Brian Harris, ready to set sail in Hawaii // © 2014 Brian Harris
Feature image (above): Lanai is one of many places to explore Hawaii's remote treasures. // © 2014 HTA/Dana Edmunds
Born and raised in Chicago, Brian Harris visited 40 states before he had even started kindergarten. As a youngster, he went on sales trips with his father whenever possible and practically learned how to read from AAA tour books.
These days, Harris parlays his love of travel into his professional life as a travel agent at Destination Site Selection, an agency based in Aspen, Colorado. He excels at coordinating luxury leisure and corporate group travel to national and international resorts.
A specialist in many destinations, Harris is particularly passionate about Hawaii’s remoteness. He talked with TravelAge West about how he helps his clients get away from it all in the 50th state.
Why is Hawaii the perfect destination for really getting away from it all?
At 1,860 miles from the nearest continent, the Hawaiian Islands are geographically farther removed than anywhere else in the world. Much of the state is still undeveloped, so it's easy to find yourself alone. Hawaii's geographical diversity affords many different climates in a small area. A lot of the natural landscape looks like something right out of a movie.
Where in Hawaii do you go when you want to experience a sense of remoteness?
On Oahu, I like to hike through bamboo forests and to waterfalls. I escape the crowds in Waikiki by staying on the North Shore or in Ko Olina on the west side. On Maui’s Hana Highway, it’s fun to weave and wind in and out of remote, dense forests and past wild ocean views. On Kauai, taking a Jeep off-road in Waimea Canyon transports you to another world. Go almost anywhere on Hawaii Island, and certainly on Lanai and Molokai, and it feels like it's just you and the mountains and the sea.
How do you help your luxury clients explore Hawaii's remote treasures?
Many of my luxury clients are experiential travelers who aren't afraid to explore when they travel. Of course, there are different levels of adventure. Some clients like slogging through a muddy path to a waterfall, while others are content with a four-wheel-drive tour around former movie sets. For clients who want everything taken care of, I suggest guided tours where they can just enjoy the view.
How can an off-the-beaten-path activity enhance a corporate meeting in Hawaii?
Hawaii offers many unique activities for corporate groups looking to get away and bond. A few that come to mind are swimming with wild dolphins, horseback riding, surfing and paddleboard lessons, outrigger canoe rides, hiking to the top of a dormant volcano and inner tubing down a mountain stream. In my personal experience, groups who take part in these types of activities have a much better chance of making lifelong friends.
How do you create itineraries that help clients get away from it all?
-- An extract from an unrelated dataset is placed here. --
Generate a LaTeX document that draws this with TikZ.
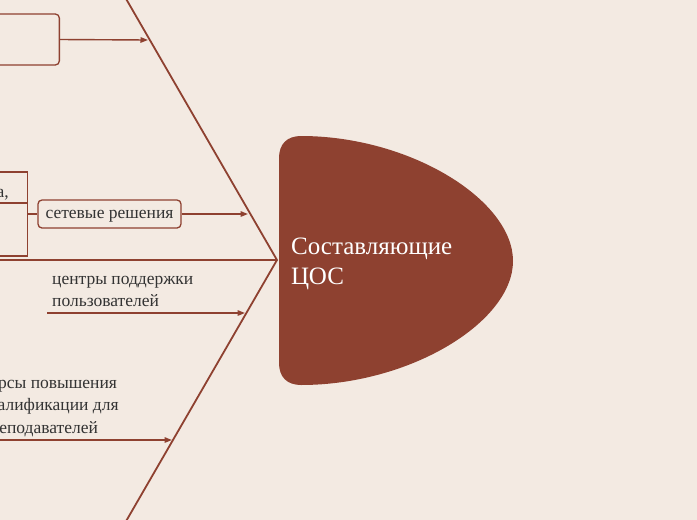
\documentclass[tikz,border=0pt]{standalone}
\usepackage{fontspec}
\setmainfont{Liberation Serif}
\usetikzlibrary{arrows.meta}
\definecolor{bg}{HTML}{F3EAE2}
\definecolor{br}{HTML}{8E4130}
\definecolor{tx}{HTML}{333333}
\begin{document}
\begin{tikzpicture}[x=1pt,y=-1pt,
  spine/.style={draw=br,line width=2.8pt},
  bone/.style={draw=br,line width=1.8pt},
  arr/.style={draw=br,line width=1.4pt,-{Triangle[length=7.5pt,width=5.5pt]}},
  rbox/.style={draw=br,line width=1.3pt,rounded corners=4pt,inner sep=0pt},
  sbox/.style={draw=br,line width=1.3pt,inner sep=0pt},
  lbl/.style={text=tx,font=\fontsize{17.5pt}{22.5pt}\selectfont,align=left,inner sep=0pt},
  headtxt/.style={text=white,font=\fontsize{25pt}{30pt}\selectfont,align=left,inner sep=0pt}]
\useasboundingbox (0,0) rectangle (697,520);
\fill[bg] (0,0) rectangle (697,520);
\clip (0,0) rectangle (697,520);
% fish head
\fill[br] (301,136) .. controls (410,136) and (513,200) .. (513,261)
  .. controls (513,322) and (410,385) .. (301,385)
  .. controls (287,385) and (279,377) .. (279,363) -- (279,158)
  .. controls (279,144) and (287,136) .. (301,136) -- cycle;
\node[headtxt,anchor=west] (head) at (291,264) {Составляющие\\ЦОС};
% spine and bones
\coordinate (tail) at (277,260);
\coordinate (sl) at (-3,260);
\coordinate (ub) at (125,-3);
\coordinate (lb) at (125,523);
\draw[spine] (sl) -- (tail);
\draw[bone] (ub) -- (tail) -- (lb);
% top box
\node[rbox,minimum width=90pt,minimum height=51pt,anchor=east] (b1) at (60,39.5) {};
\coordinate (a1) at (148,40);
\draw[arr] (b1.east) -- (a1);
% left box
\node[sbox,minimum width=50pt,minimum height=84pt,anchor=east] (lbox) at (28,214) {};
\coordinate (dvl) at (-5,203);
\coordinate (dvr) at (28,203);
\draw[br,line width=1.3pt] (dvl) -- (dvr);
\node[lbl,anchor=base east] (ta) at (9,197) {а,};
% network solutions
\node[rbox,minimum width=143pt,minimum height=28pt,lbl,draw=br,text depth=0pt] (sr) at (109.5,214) {сетевые решения};
\draw[br,line width=1.3pt] (lbox.east |- sr.west) -- (sr.west);
\coordinate (a2) at (248,214);
\draw[arr] (sr.east) -- (a2);
% support centres
\node[lbl,anchor=north west] (cp) at (52,276) {центры поддержки\\пользователей};
\coordinate (u1) at (47,313);
\coordinate (a3) at (245,313);
\draw[arr] (u1) -- (a3);
% courses
\node[lbl,anchor=north west] (kp) at (-19,380) {курсы повышения\\квалификации для\\преподавателей};
\coordinate (u2) at (-3,440);
\coordinate (a4) at (172,440);
\draw[arr] (u2) -- (a4);
\end{tikzpicture}
\end{document}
It all boils down to knowing your client. For some people, "getting away from it all" means cocktails at an adults-only pool, while others may be looking for a private cottage on a secluded beach. Visitor bureaus and property reps are a good source of insider suggestions. Often, adding just one or two out-of-the-ordinary experiences to the itinerary is enough to make someone's trip. I think that we all travel to experience something different and create moments we will carry with us for the rest of our lives.